> [TASK GOAL]: Copy each line below without leaving any out.

> [COLLECTED MATERIAL]:
"""

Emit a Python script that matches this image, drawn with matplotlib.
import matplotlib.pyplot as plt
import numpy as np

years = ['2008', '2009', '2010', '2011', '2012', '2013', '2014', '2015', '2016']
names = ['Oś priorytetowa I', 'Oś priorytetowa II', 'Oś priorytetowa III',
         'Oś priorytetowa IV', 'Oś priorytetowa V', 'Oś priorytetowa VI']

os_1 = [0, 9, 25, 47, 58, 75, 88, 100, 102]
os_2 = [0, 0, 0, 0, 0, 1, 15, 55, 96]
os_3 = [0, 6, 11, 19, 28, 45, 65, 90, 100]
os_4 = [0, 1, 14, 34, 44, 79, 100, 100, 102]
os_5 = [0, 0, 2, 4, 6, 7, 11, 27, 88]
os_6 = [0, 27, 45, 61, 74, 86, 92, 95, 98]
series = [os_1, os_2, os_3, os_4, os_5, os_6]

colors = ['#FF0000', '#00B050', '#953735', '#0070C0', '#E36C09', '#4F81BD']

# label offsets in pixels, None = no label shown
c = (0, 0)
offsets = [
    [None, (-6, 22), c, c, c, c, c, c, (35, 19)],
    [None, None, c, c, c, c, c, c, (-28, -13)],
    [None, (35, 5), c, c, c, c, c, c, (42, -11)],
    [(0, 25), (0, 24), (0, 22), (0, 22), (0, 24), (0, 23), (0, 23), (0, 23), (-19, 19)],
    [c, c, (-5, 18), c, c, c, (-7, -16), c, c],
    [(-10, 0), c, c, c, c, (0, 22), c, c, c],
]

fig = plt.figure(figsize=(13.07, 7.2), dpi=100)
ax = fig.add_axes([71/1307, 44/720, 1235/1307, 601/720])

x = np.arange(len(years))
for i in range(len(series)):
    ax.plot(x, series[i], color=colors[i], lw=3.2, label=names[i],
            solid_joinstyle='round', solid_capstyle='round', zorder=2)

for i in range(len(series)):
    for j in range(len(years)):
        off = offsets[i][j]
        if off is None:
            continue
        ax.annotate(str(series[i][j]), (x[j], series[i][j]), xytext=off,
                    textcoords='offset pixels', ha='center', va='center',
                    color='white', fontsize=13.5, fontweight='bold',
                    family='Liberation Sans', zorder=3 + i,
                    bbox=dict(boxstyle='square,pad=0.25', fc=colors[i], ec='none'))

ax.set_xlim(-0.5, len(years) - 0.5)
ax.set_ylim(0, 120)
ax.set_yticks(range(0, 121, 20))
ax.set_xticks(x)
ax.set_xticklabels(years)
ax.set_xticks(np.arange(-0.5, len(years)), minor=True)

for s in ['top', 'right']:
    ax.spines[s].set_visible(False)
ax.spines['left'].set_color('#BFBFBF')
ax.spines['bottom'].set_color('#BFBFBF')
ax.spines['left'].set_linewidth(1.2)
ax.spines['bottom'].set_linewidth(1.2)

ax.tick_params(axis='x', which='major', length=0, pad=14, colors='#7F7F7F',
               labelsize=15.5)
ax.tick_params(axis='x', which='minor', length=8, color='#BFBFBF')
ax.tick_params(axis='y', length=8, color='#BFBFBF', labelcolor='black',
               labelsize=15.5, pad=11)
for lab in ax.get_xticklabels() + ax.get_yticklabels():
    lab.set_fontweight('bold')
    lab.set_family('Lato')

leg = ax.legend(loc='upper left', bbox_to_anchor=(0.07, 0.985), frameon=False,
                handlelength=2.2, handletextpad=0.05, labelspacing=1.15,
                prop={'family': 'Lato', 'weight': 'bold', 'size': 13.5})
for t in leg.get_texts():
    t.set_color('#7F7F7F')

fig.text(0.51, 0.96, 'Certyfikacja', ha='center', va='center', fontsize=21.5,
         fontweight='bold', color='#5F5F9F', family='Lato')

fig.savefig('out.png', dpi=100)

"""

> [ANSWER FOR THIS EXERCISE]:
Emit a Python script that matches this image, drawn with matplotlib.
import matplotlib.pyplot as plt
import numpy as np

years = ['2008', '2009', '2010', '2011', '2012', '2013', '2014', '2015', '2016']
names = ['Oś priorytetowa I', 'Oś priorytetowa II', 'Oś priorytetowa III',
         'Oś priorytetowa IV', 'Oś priorytetowa V', 'Oś priorytetowa VI']

os_1 = [0, 9, 25, 47, 58, 75, 88, 100, 102]
os_2 = [0, 0, 0, 0, 0, 1, 15, 55, 96]
os_3 = [0, 6, 11, 19, 28, 45, 65, 90, 100]
os_4 = [0, 1, 14, 34, 44, 79, 100, 100, 102]
os_5 = [0, 0, 2, 4, 6, 7, 11, 27, 88]
os_6 = [0, 27, 45, 61, 74, 86, 92, 95, 98]
series = [os_1, os_2, os_3, os_4, os_5, os_6]

colors = ['#FF0000', '#00B050', '#953735', '#0070C0', '#E36C09', '#4F81BD']

# label offsets in pixels, None = no label shown
c = (0, 0)
offsets = [
    [None, (-6, 22), c, c, c, c, c, c, (35, 19)],
    [None, None, c, c, c, c, c, c, (-28, -13)],
    [None, (35, 5), c, c, c, c, c, c, (42, -11)],
    [(0, 25), (0, 24), (0, 22), (0, 22), (0, 24), (0, 23), (0, 23), (0, 23), (-19, 19)],
    [c, c, (-5, 18), c, c, c, (-7, -16), c, c],
    [(-10, 0), c, c, c, c, (0, 22), c, c, c],
]

fig = plt.figure(figsize=(13.07, 7.2), dpi=100)
ax = fig.add_axes([71/1307, 44/720, 1235/1307, 601/720])

x = np.arange(len(years))
for i in range(len(series)):
    ax.plot(x, series[i], color=colors[i], lw=3.2, label=names[i],
            solid_joinstyle='round', solid_capstyle='round', zorder=2)

for i in range(len(series)):
    for j in range(len(years)):
        off = offsets[i][j]
        if off is None:
            continue
        ax.annotate(str(series[i][j]), (x[j], series[i][j]), xytext=off,
                    textcoords='offset pixels', ha='center', va='center',
                    color='white', fontsize=13.5, fontweight='bold',
                    family='Liberation Sans', zorder=3 + i,
                    bbox=dict(boxstyle='square,pad=0.25', fc=colors[i], ec='none'))

ax.set_xlim(-0.5, len(years) - 0.5)
ax.set_ylim(0, 120)
ax.set_yticks(range(0, 121, 20))
ax.set_xticks(x)
ax.set_xticklabels(years)
ax.set_xticks(np.arange(-0.5, len(years)), minor=True)

for s in ['top', 'right']:
    ax.spines[s].set_visible(False)
ax.spines['left'].set_color('#BFBFBF')
ax.spines['bottom'].set_color('#BFBFBF')
ax.spines['left'].set_linewidth(1.2)
ax.spines['bottom'].set_linewidth(1.2)

ax.tick_params(axis='x', which='major', length=0, pad=14, colors='#7F7F7F',
               labelsize=15.5)
ax.tick_params(axis='x', which='minor', length=8, color='#BFBFBF')
ax.tick_params(axis='y', length=8, color='#BFBFBF', labelcolor='black',
               labelsize=15.5, pad=11)
for lab in ax.get_xticklabels() + ax.get_yticklabels():
    lab.set_fontweight('bold')
    lab.set_family('Lato')

leg = ax.legend(loc='upper left', bbox_to_anchor=(0.07, 0.985), frameon=False,
                handlelength=2.2, handletextpad=0.05, labelspacing=1.15,
                prop={'family': 'Lato', 'weight': 'bold', 'size': 13.5})
for t in leg.get_texts():
    t.set_color('#7F7F7F')

fig.text(0.51, 0.96, 'Certyfikacja', ha='center', va='center', fontsize=21.5,
         fontweight='bold', color='#5F5F9F', family='Lato')

fig.savefig('out.png', dpi=100)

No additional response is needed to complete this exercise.